2022-02-16

Atmospheres of sub-Neptune-sized exoplanets in contact with magma ocean

speaker: Chanoul Seo

Abstract:

Previous observational studies revealed the bimodal distribution of the radius for the planets with R<4R_⊕. The larger size group, sub-Neptune, is likely to have a substantial atmosphere under which the rocky interior may be molten (i.e., “magma”) depending on the temperature. As the rocky core still dominates the mass, direct contact between the magma and the atmosphere implies that magma affects the atmospheric composition significantly. Intending to understand the relation between the final atmospheric composition and the origin of volatile, we study the effect of magma on the volatile distribution in the sub-Neptune-sized planets.
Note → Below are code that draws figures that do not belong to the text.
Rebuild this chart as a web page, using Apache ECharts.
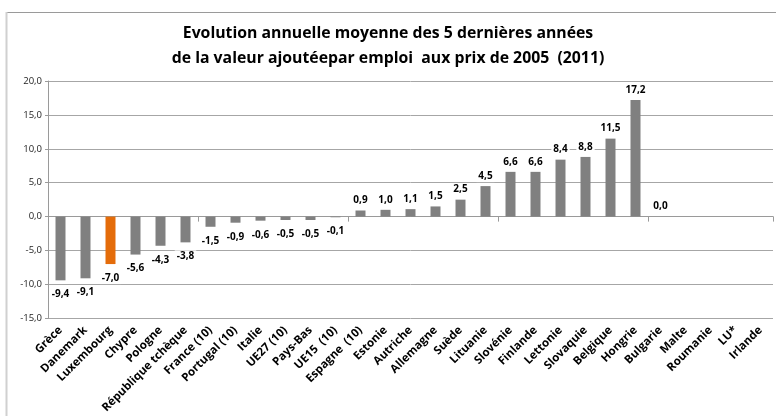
<!DOCTYPE html>
<html>
<head>
<meta charset="utf-8">
<script src="https://cdn.jsdelivr.net/npm/echarts@6/dist/echarts.min.js"></script>
<style>
	html, body { margin: 0; padding: 0; background: #fff; }
	#container { width: 776px; height: 416px; }
</style>
</head>
<body>
<div id="container"></div>
<script>
var countries = ['Grèce', 'Danemark', 'Luxembourg', 'Chypre', 'Pologne', 'République tchèque',
	'France (10)', 'Portugal (10)', 'Italie', 'UE27 (10)', 'Pays-Bas', 'UE15  (10)', 'Espagne  (10)',
	'Estonie', 'Autriche', 'Allemagne', 'Suède', 'Lituanie', 'Slovénie', 'Finlande', 'Lettonie',
	'Slovaquie', 'Belgique', 'Hongrie', 'Bulgarie', 'Malte', 'Roumanie', 'LU*', 'Irlande'];
var values = [-9.4, -9.1, -7.0, -5.6, -4.3, -3.8, -1.5, -0.9, -0.6, -0.5, -0.5, -0.1, 0.9,
	1.0, 1.1, 1.5, 2.5, 4.5, 6.6, 6.6, 8.4, 8.8, 11.5, 17.2, 0.0, null, null, null, null];
var highlight = 'Luxembourg';
var yTicks = { min: -15, max: 20, interval: 5 };

var font = '"Open Sans", sans-serif';

function comma(v) {
	return v.toFixed(1).replace('.', ',');
}

var barData = values.map(function (v, i) {
	if (v === null) return '-';
	var item = { value: v };
	if (countries[i] === highlight) {
		item.itemStyle = { color: '#E46C0A' };
	}
	item.label = { position: v < 0 ? 'bottom' : 'top', distance: v < 0 ? 8 : 4 };
	return item;
});

var myChart = echarts.init(document.getElementById('container'));
var option = {
	animation: false,
	title: {
		text: 'Evolution annuelle moyenne des 5 dernières années\nde la valeur ajoutéepar emploi  aux prix de 2005  (2011)',
		left: 'center',
		top: 16,
		textStyle: { fontFamily: font, fontWeight: 'bold', fontSize: 15.8, lineHeight: 25, color: '#000' }
	},
	graphic: [
		{ type: 'line', shape: { x1: 6, y1: 12.5, x2: 776, y2: 12.5 }, style: { stroke: '#9a9a9a', lineWidth: 1 } },
		{ type: 'line', shape: { x1: 6.5, y1: 12, x2: 6.5, y2: 416 }, style: { stroke: '#d0d0d0', lineWidth: 2 } }
	],
	grid: { left: 48, right: 3, top: 81, bottom: 96, containLabel: false },
	xAxis: [{
		type: 'category',
		data: countries,
		position: 'bottom',
		axisLine: { show: false, onZero: false },
		axisTick: { show: false },
		axisLabel: {
			interval: 0, rotate: 45, margin: 10,
			fontFamily: font, fontWeight: 'bold', fontSize: 11.5, color: '#000'
		}
	}, {
		type: 'category',
		data: countries,
		position: 'bottom',
		axisLine: { show: true, onZero: true, lineStyle: { color: '#9a9a9a' } },
		axisTick: { show: true, length: 5, lineStyle: { color: '#9a9a9a' } },
		axisLabel: { show: false }
	}],
	yAxis: {
		type: 'value',
		min: yTicks.min,
		max: yTicks.max,
		interval: yTicks.interval,
		axisLine: { show: true, lineStyle: { color: '#9a9a9a' } },
		axisTick: { show: true, length: 3, lineStyle: { color: '#9a9a9a' } },
		axisLabel: {
			formatter: function (v) { return comma(v); },
			fontFamily: font, fontSize: 9.5, color: '#222', margin: 6
		},
		splitLine: { show: true, lineStyle: { color: '#a6a6a6' } }
	},
	series: [{
		type: 'bar',
		xAxisIndex: 0,
		data: barData,
		barWidth: 10,
		itemStyle: { color: '#808080' },
		label: {
			show: true,
			formatter: function (p) { return comma(p.value); },
			fontFamily: font, fontWeight: 'bold', fontSize: 10, color: '#000',
			backgroundColor: '#fff', padding: [1, 2]
		}
	}]
};
myChart.setOption(option, true);
</script>
</body>
</html>
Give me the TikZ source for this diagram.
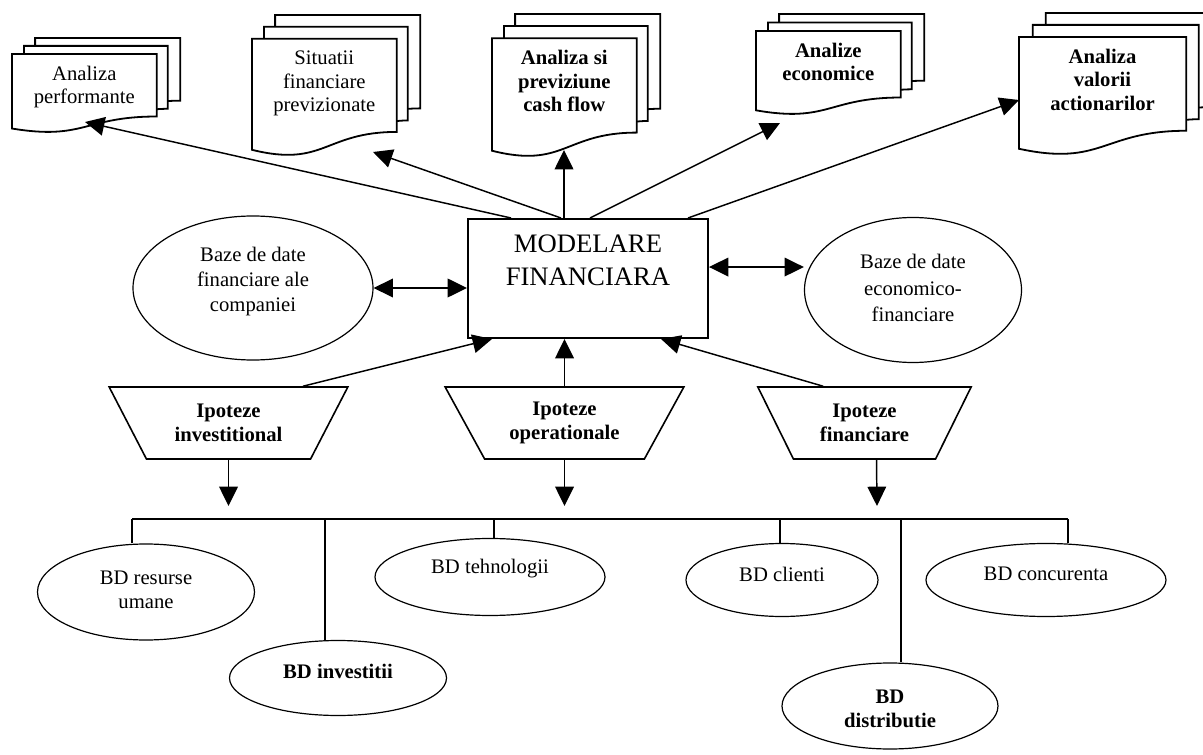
\documentclass[tikz,border=0pt]{standalone}
\usepackage{fontspec}
\setmainfont{Liberation Serif}
\usetikzlibrary{arrows.meta,shapes.geometric}
\tikzset{
  conn/.style={line width=1.1pt},
  arr/.style={conn,-{Triangle[length=14.5pt,width=14pt]}},
  darr/.style={conn,{Triangle[length=14.5pt,width=14pt]}-{Triangle[length=14.5pt,width=14pt]}},
  bus/.style={line width=1pt},
  sheet/.style={draw,fill=white,line width=1.35pt,line join=miter},
  doctext/.style={anchor=north,inner sep=0pt,align=center,font=\fontsize{15.5}{17.5}\selectfont},
  bdoctext/.style={doctext,font=\fontsize{15.5}{17.5}\selectfont\bfseries},
  ell/.style={draw,ellipse,fill=white,line width=0.9pt,inner sep=0pt},
  ltext/.style={align=center,inner sep=0pt,font=\fontsize{15.5}{18}\selectfont},
  ltextb/.style={ltext,font=\fontsize{15.5}{18}\selectfont\bfseries},
  trap/.style={draw,fill=white,line width=1.2pt,trapezium,shape border rotate=180,
    trapezium stretches=true,inner sep=0pt,align=center,minimum height=54pt,
    font=\fontsize{15.5}{18}\selectfont\bfseries},
}
% x0, y0, W, H, name, text style, text
\newcommand\mdoc[7]{%
  \begin{scope}[shift={(#1,#2)},x={(#3*0.0075pt,0)},y={(0,-#4*0.0075pt)}]
    \path[sheet] (13.76,0) -- (100,0) -- (100,66.63)
      .. controls (96.98,66.63) and (92.59,66.98) .. (92.59,66.98) -- (13.76,66.98) -- cycle;
    \path[sheet] (7.09,8.40) -- (92.59,8.40) -- (92.59,75.24)
      .. controls (89.34,75.24) and (86.09,75.70) .. (86.09,75.70) -- (7.09,75.70) -- cycle;
    \path[sheet] (0,96.21) .. controls (43.05,108.99) and (43.05,83.44) .. (86.09,83.44)
      -- (86.09,17.01) -- (0,17.01) -- cycle;
  \end{scope}
  \node[#6] (#5) at ({#1+0.43045*#3},{#2+0.1701*#4+12}) {#7};
}
\begin{document}
\begin{tikzpicture}[x=0.75pt,y=-0.75pt]
\useasboundingbox (0,0) rectangle (1203,755);
\clip (0,0) rectangle (1203,755);

% documents
\mdoc{12}{38}{168}{94}{d1}{doctext}{Analiza\\performante}
\mdoc{252}{15}{168}{140}{d2}{doctext}{Situatii\\financiare\\previzionate}
\mdoc{492}{14}{168}{142}{d3}{bdoctext}{Analiza si\\previziune\\cash flow}
\mdoc{756}{14}{168}{100}{d4}{bdoctext}{Analize\\economice}
\mdoc{1019}{13}{194}{141}{d5}{bdoctext}{Analiza\\valorii\\actionarilor}

% central box
\node[draw,fill=white,line width=1.5pt,minimum width=180pt,minimum height=89.25pt,inner sep=0pt,
  label={[yshift=13.5pt,align=center,inner sep=0pt,font=\fontsize{20}{25}\selectfont]center:MODELARE\\FINANCIARA}]
  (box) at (588,278.5) {};

% side databases
\node[ell,minimum width=180pt,minimum height=108pt,
  label={[ltext,font=\fontsize{15.5}{18.75}\selectfont,yshift=4.5pt]center:Baze de date\\financiare ale\\companiei}]
  (e1) at (253,288) {};
\node[ell,minimum width=162.75pt,minimum height=108.75pt,
  label={[ltext,font=\fontsize{15.5}{20}\selectfont,yshift=1.5pt]center:Baze de date\\economico-\\financiare}]
  (e2) at (913,290) {};

% hypotheses
\node[trap,minimum width=179.25pt,trapezium left angle=57,trapezium right angle=57] (t1) at (228.5,423) {Ipoteze\\investitional};
\node[trap,minimum width=179.25pt,trapezium left angle=57,trapezium right angle=57] (t2) at (564.5,423) {Ipoteze\\operationale};
\node[trap,minimum width=161.25pt,trapezium left angle=59.4,trapezium right angle=59.4] (t3) at (864.5,423) {Ipoteze\\financiare};

% lower databases
\node[ell,minimum width=162.75pt,minimum height=72pt,
  label={[ltext,yshift=1.5pt]center:BD resurse\\umane}] (er) at (146,592) {};
\node[ell,minimum width=162.75pt,minimum height=56.25pt,
  label={[ltextb,yshift=5pt]center:BD investitii}] (ei) at (338,678) {};
\node[ell,minimum width=172.5pt,minimum height=57.75pt,
  label={[ltext,yshift=6pt]center:BD tehnologii}] (et) at (490,577) {};
\node[ell,minimum width=144pt,minimum height=54.75pt,
  label={[ltext,yshift=4.5pt]center:BD clienti}] (ec) at (782,580) {};
\node[ell,minimum width=180pt,minimum height=54.75pt,
  label={[ltext,yshift=4.5pt]center:BD concurenta}] (ek) at (1046,580) {};
\node[ell,minimum width=162pt,minimum height=64.5pt,
  label={[ltextb,yshift=-2pt]center:BD\\distributie}] (ed) at (890,706) {};

% arrow tips / junctions
\coordinate (tip1) at (85,122);
\coordinate (tip2) at (373,152);
\coordinate (tip3) at (564,150);
\coordinate (tip4) at (780,123);
\coordinate (tip5) at (1019,100);
\coordinate (a1) at (229,506);
\coordinate (a2) at (564,506);
\coordinate (a3) at (877,506);
\coordinate (j1) at (132,519);
\coordinate (j2) at (325,519);
\coordinate (j3) at (494,519);
\coordinate (j4) at (780,519);
\coordinate (j5) at (901,519);
\coordinate (j6) at (1068,519);

% outputs
\draw[arr] ([xshift=33pt]box.north west) -- (tip1);
\draw[arr] ([xshift=70.5pt]box.north west) -- (tip2);
\draw[arr] ([xshift=-18pt]box.north) -- (tip3);
\draw[arr] ([xshift=1.5pt]box.north) -- (tip4);
\draw[arr] ([xshift=-15.75pt]box.north east) -- (tip5);

% databases <-> model
\draw[darr] (e1.east) -- (e1.east -| box.west);
\draw[darr] ([yshift=8.6pt]box.east) -- ([yshift=8.6pt]box.east -| e2.west);

% hypotheses -> model
\draw[arr] ([xshift=55.9pt]t1.north) -- ([xshift=18.75pt]box.south west);
\draw[arr] (t2.north) -- (t2.north |- box.south);
\draw[arr] ([xshift=-31.1pt]t3.north) -- ([xshift=-36pt]box.south east);

% hypotheses down
\draw[arr] (t1.south) -- (t1.south |- a1);
\draw[arr] (t2.south) -- (t2.south |- a2);
\draw[arr] ([xshift=9pt]t3.south) -- (a3);

% bus
\draw[bus] (j1) -- (j6);
\draw[bus] (j1) -- (j1 |- er.north);
\draw[bus] (j2) -- (j2 |- ei.north);
\draw[bus] (j3) -- (j3 |- et.north);
\draw[bus] (j4) -- (j4 |- ec.north);
\draw[bus] (j5) -- (j5 |- ed.north);
\draw[bus] (j6) -- (j6 |- ek.north);
\end{tikzpicture}
\end{document}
Our model is based on the model of a former study, but we introduce a more realistic behavior of the fluids, new solubility laws, and carbon-bearing species simultaneously. Our calculation shows a much more reduced atmosphere than the former study with the same amount of accreted H2 at higher pressure (>2GPa), mainly due to the newly introduced pressure dependence of H2 solubility. The C-bearing species are mainly present as methane in the atmosphere because the role of the magma on the distribution of C-bearing species is limited. We show how H2O and CH4 mixing ratios in the atmospheric composition as well as mass and radius can help us constrain the atmospheric origin and the initial magma composition. Within the current framework, the small H2O/H2 ratio (<1) and carbon depleted atmosphere cannot be attained simultaneously, implying that the sub-Neptunes like K2-18b which show small water fractions require a carbon-enriched atmosphere or additional carbon-erasing mechanism.